“Green” hydrogen: the energy of the future?
Whether you realize it or not, you – along with all the other people on the planet today – are facing an urgent challenge: how to halt climate change without disrupting the global energy economy. Whether that means turning off the light when you leave the room, driving an eco-friendly car, or working to transform the main sources of energy worldwide, we each have a role to play in solving this critical concern.
While solar and wind technologies may seem like the obvious answer, they can’t provide the constant power supply required to sustain our homes and businesses. Storing that energy isn’t an option yet, either; batteries and other existing solutions aren’t large enough or affordable enough to harness renewable energy production to meet peak energy demand when the sun isn’t shining and the wind isn’t blowing. What we need is an economically viable solution that combines a zero-emissions fuel with a technology that can fill in the inherent gaps and fully replace fossil fuels.
In response, there is a renewed push to incorporate an energy source that has been around since the beginning of time: hydrogen (H).
What is hydrogen?
Hydrogen is the smallest and lightest atom, the most abundant substance in the universe, and the richest energy source for stars. On a periodic table, you’ll find it in the #1 spot.
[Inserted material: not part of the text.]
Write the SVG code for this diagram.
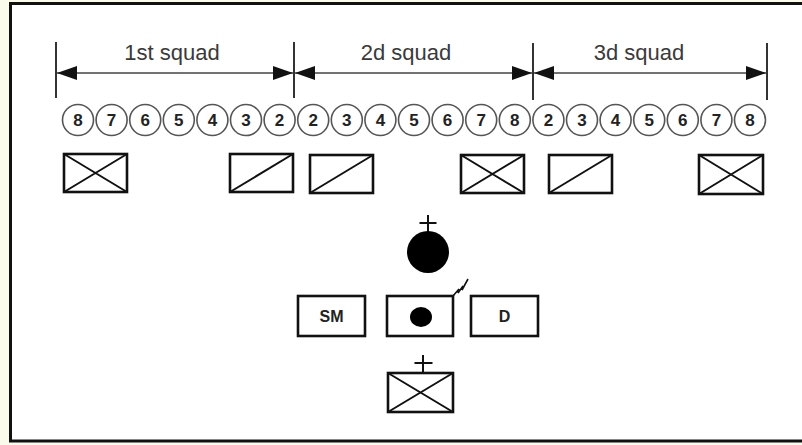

Pure hydrogen occurs on Earth only in molecular form (H2) and is typically found in compounds such as natural gas, biomass, alcohols, and water (H2O). Because converting these compounds into pure hydrogen does take energy, hydrogen is often thought of as an energy carrier or storage medium rather than as an energy source in itself. The hydrogen market currently produces roughly 70 million metric tons annually and is expected to reach 121 million metric tons a year by 2026.(1)
How is hydrogen produced?
While the concept of a sustainable hydrogen-based fuel economy is just starting to gain momentum, the technology for hydrogen production has been in development since the 19th century.
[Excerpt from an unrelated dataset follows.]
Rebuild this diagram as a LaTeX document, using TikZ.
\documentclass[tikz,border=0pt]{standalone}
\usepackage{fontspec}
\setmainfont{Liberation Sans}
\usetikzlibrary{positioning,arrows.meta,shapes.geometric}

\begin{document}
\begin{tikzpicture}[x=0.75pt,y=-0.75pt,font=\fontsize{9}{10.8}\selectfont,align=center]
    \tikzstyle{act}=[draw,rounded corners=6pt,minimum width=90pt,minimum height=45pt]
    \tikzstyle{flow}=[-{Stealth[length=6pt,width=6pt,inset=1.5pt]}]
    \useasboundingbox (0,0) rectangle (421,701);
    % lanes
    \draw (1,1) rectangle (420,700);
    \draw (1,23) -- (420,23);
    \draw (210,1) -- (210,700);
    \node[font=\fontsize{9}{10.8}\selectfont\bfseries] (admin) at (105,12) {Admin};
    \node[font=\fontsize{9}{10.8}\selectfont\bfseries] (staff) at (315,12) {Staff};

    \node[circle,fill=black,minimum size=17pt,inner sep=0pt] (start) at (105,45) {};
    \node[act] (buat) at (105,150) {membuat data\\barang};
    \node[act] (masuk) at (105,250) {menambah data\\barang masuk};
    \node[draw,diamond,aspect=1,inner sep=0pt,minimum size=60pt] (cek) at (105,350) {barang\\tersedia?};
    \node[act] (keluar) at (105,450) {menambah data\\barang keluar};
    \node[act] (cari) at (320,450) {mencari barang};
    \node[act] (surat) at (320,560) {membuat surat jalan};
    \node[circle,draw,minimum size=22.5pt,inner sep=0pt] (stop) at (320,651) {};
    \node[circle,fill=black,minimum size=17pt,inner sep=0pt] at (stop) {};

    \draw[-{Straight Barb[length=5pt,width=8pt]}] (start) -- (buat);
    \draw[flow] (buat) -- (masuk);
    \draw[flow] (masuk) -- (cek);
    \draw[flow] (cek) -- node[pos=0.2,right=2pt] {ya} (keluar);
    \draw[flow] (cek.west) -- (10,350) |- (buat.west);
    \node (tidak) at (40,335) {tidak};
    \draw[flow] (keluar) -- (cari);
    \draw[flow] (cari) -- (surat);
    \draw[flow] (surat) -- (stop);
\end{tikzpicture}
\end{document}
Today, hydrogen is commercially produced in one of four ways. Three of the solutions – steam methane reformation (SMR), oxidation, and gasification – require fossil fuels. In fact, 95% of the hydrogen produced today is made with fossil fuels.(2)
The fourth solution is electrolysis, which, when completed with renewables, creates a zero-emissions fuel source: green hydrogen, the solution that just might pave the way to our green future.
What is electrolysis?
Electrolysis uses an electric current to split water molecules (H2O) into hydrogen (H2) and oxygen (O). Today, electrolysis only accounts for around 5% of global hydrogen production, and most of that still uses natural gas or other conventional electricity sources.(3) To generate purely “green” hydrogen, electrolysis will need to use renewable energies.
The good news is that electrolysis technology can easily be combined with wind or solar assets to make hydrogen. Using that “green” hydrogen as a complement to those intermittent energy sources could make renewables more practically and economically viable, and even serve as a powerful catalyst to their widespread adoption.
What makes “green” hydrogen great for renewables?
Experts have known for years that “green” hydrogen has the potential to store renewable energy for the long-term. With significant technological advances over the last 50 years, we believe “green” hydrogen may finally be the true fuel of the future.